* [Task inputs]
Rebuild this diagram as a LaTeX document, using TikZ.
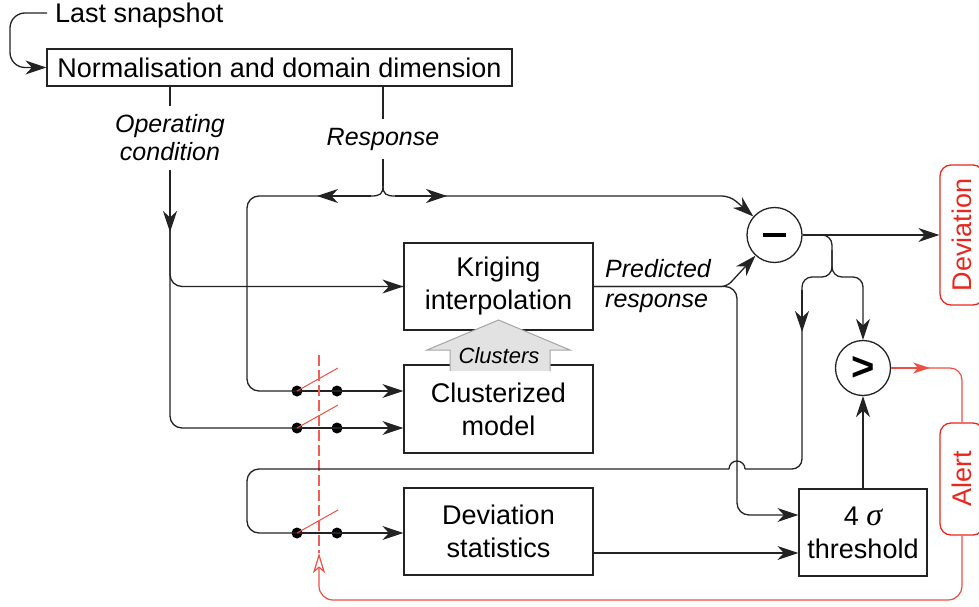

---

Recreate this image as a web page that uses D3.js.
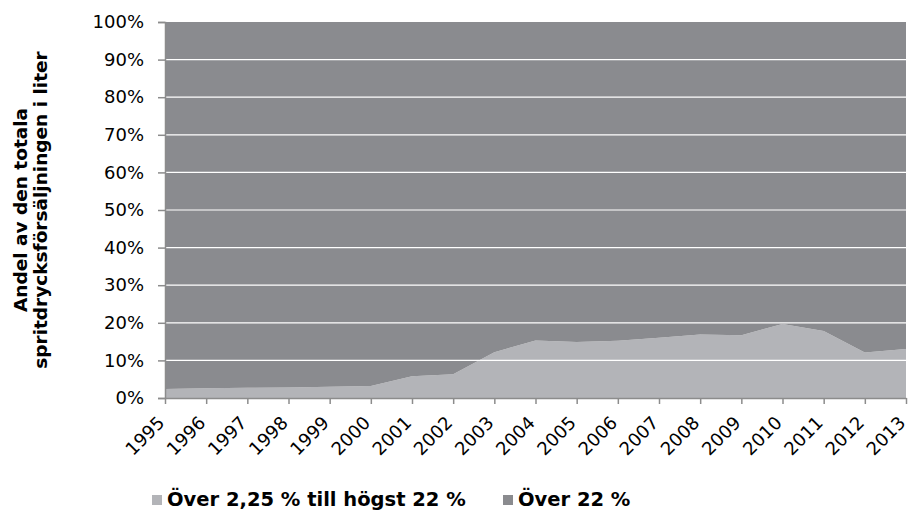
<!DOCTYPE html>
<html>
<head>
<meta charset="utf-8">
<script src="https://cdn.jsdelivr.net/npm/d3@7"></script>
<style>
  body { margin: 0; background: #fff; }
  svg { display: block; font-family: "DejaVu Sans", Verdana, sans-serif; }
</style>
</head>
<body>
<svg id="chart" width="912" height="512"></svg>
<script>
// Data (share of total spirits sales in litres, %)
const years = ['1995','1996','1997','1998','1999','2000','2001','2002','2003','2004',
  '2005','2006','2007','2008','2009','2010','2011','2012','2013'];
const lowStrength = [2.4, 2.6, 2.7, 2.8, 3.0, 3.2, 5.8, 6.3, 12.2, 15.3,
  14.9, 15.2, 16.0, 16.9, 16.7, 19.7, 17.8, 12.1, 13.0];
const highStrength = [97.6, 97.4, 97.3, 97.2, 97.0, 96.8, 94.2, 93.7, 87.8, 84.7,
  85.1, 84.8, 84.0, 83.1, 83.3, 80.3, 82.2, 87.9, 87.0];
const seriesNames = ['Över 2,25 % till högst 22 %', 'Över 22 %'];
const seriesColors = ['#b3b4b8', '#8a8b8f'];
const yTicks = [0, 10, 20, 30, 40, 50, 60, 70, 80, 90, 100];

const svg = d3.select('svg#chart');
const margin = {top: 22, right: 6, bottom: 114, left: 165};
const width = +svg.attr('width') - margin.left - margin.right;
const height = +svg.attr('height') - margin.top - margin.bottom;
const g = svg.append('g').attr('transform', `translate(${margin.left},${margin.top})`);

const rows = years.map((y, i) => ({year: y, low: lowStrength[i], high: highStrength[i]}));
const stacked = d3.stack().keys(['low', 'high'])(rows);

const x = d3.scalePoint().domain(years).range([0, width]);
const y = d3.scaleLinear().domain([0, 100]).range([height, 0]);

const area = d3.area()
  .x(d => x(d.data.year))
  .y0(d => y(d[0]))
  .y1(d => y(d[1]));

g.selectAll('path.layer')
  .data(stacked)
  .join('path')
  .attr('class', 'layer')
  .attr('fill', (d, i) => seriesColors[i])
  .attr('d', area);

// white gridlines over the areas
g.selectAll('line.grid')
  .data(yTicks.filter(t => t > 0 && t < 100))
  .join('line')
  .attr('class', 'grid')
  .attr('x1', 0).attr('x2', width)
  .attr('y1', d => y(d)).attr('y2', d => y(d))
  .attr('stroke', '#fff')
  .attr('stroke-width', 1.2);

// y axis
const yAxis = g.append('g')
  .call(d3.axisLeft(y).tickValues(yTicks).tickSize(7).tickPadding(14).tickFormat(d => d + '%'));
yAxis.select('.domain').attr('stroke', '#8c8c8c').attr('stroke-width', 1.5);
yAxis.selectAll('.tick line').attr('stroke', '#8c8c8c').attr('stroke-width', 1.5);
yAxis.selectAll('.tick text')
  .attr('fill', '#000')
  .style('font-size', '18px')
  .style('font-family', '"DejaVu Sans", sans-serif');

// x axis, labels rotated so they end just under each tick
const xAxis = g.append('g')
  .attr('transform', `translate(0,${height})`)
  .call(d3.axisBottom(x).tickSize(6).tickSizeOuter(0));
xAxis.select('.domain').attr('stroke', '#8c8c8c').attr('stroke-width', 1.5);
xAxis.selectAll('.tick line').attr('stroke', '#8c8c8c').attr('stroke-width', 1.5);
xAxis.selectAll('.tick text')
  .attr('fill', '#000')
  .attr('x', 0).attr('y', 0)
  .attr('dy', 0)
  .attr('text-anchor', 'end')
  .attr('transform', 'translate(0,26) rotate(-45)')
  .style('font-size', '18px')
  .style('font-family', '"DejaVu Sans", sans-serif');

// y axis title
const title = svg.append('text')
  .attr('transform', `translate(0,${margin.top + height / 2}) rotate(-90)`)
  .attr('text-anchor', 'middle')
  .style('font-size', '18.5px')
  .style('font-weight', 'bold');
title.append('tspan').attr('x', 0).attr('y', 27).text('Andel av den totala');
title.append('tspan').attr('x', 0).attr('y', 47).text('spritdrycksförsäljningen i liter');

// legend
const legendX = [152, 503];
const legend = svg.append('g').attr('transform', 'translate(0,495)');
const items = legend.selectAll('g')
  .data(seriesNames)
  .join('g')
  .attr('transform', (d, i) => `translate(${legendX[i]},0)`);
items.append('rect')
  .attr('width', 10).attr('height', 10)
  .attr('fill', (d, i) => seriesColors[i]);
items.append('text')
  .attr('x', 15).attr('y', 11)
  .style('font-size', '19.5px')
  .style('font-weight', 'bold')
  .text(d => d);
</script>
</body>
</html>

---

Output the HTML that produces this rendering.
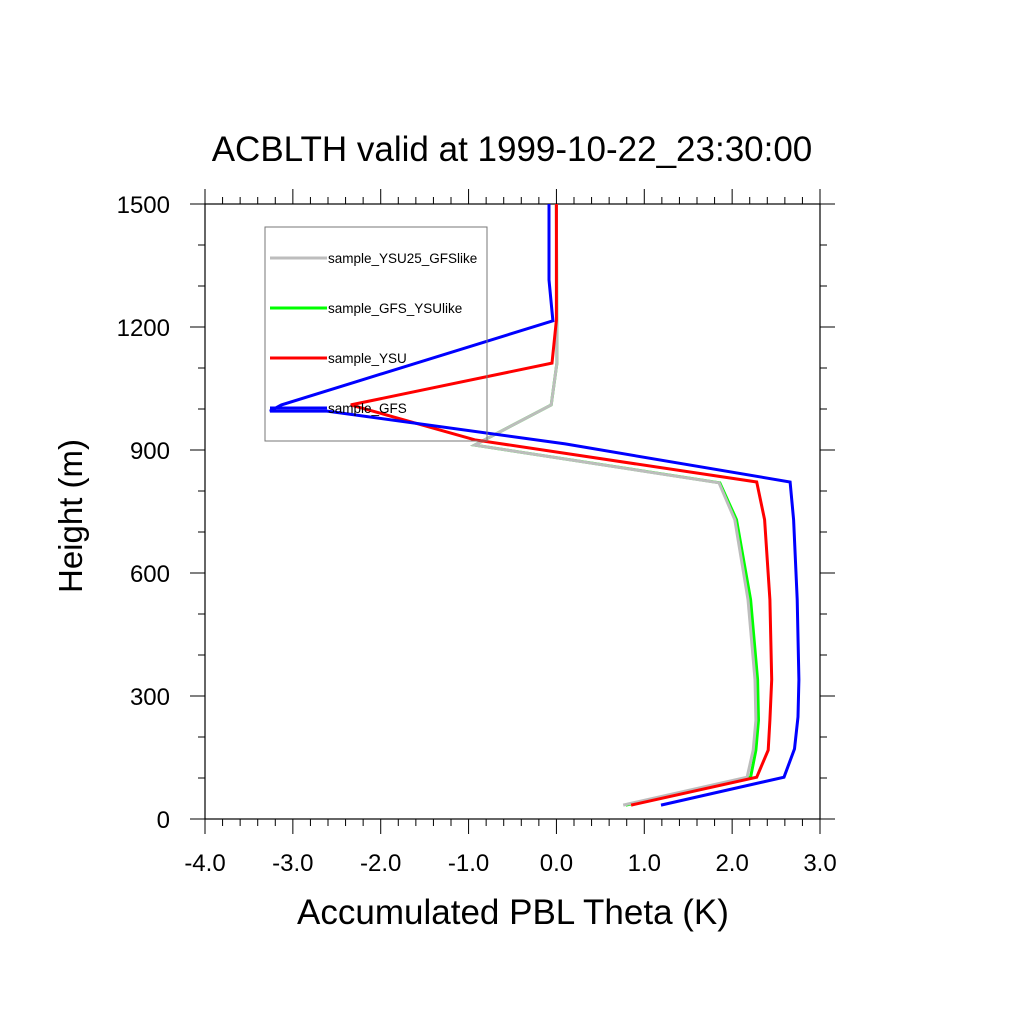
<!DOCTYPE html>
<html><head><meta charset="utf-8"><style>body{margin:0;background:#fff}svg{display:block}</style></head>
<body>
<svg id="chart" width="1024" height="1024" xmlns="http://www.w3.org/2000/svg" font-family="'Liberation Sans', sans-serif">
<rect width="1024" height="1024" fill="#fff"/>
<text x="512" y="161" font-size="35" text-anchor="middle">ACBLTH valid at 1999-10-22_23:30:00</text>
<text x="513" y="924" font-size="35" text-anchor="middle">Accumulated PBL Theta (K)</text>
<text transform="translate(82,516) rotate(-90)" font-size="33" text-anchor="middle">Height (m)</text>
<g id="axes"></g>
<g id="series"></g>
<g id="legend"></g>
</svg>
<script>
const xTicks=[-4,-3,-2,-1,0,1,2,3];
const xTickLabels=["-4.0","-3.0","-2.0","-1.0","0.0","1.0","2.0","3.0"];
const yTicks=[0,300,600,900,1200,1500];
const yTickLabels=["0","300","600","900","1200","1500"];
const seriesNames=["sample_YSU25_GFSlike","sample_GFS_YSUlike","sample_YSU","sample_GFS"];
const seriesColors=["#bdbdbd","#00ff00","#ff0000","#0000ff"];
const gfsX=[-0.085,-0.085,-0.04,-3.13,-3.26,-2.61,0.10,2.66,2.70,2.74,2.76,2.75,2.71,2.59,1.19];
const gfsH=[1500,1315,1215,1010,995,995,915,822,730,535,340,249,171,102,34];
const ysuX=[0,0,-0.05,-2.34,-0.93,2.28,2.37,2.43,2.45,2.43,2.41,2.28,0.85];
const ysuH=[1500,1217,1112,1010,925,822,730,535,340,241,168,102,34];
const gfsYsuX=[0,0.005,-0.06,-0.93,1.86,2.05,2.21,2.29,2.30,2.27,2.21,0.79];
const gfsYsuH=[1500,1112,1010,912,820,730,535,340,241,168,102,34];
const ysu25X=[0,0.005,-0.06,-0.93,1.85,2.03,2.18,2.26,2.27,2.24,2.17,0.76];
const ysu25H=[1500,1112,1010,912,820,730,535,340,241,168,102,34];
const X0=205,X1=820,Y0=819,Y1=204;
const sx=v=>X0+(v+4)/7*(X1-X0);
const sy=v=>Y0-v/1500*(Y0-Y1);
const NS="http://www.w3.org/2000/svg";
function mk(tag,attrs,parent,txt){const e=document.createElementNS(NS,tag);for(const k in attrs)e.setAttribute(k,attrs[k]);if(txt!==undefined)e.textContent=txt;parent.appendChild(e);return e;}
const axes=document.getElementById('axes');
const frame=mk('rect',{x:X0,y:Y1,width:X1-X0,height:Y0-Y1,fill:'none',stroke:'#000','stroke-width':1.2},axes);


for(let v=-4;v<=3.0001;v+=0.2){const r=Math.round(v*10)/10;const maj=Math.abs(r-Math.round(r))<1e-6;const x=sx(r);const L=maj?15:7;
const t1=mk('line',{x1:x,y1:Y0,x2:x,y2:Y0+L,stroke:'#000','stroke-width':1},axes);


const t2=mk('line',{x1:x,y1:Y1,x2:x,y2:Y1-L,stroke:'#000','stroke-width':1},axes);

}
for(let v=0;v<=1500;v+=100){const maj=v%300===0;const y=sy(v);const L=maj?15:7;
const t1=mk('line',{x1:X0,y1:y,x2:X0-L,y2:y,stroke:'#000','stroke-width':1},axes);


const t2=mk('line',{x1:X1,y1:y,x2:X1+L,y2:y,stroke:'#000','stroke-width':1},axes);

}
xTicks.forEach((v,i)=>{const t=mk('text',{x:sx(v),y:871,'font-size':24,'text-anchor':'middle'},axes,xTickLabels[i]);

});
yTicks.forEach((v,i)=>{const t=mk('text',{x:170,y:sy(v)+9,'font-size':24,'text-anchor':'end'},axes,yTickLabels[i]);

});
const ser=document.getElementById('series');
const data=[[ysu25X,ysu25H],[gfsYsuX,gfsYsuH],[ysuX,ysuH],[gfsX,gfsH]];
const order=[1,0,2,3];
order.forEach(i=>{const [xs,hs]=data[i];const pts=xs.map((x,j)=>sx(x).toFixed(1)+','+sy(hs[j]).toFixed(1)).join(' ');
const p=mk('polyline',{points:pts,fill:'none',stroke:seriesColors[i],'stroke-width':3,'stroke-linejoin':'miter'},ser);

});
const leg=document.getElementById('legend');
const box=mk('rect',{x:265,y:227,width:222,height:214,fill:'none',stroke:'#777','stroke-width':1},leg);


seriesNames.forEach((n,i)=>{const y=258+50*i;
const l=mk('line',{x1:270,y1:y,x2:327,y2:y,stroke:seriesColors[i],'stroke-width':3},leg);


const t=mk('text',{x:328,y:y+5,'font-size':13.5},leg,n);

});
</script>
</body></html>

* [Work to complete]
Look through the listing above. Pick out each line with "this" and copy it.

* [Complete answer]
Rebuild this diagram as a LaTeX document, using TikZ.
Recreate this image as a web page that uses D3.js.
Output the HTML that produces this rendering.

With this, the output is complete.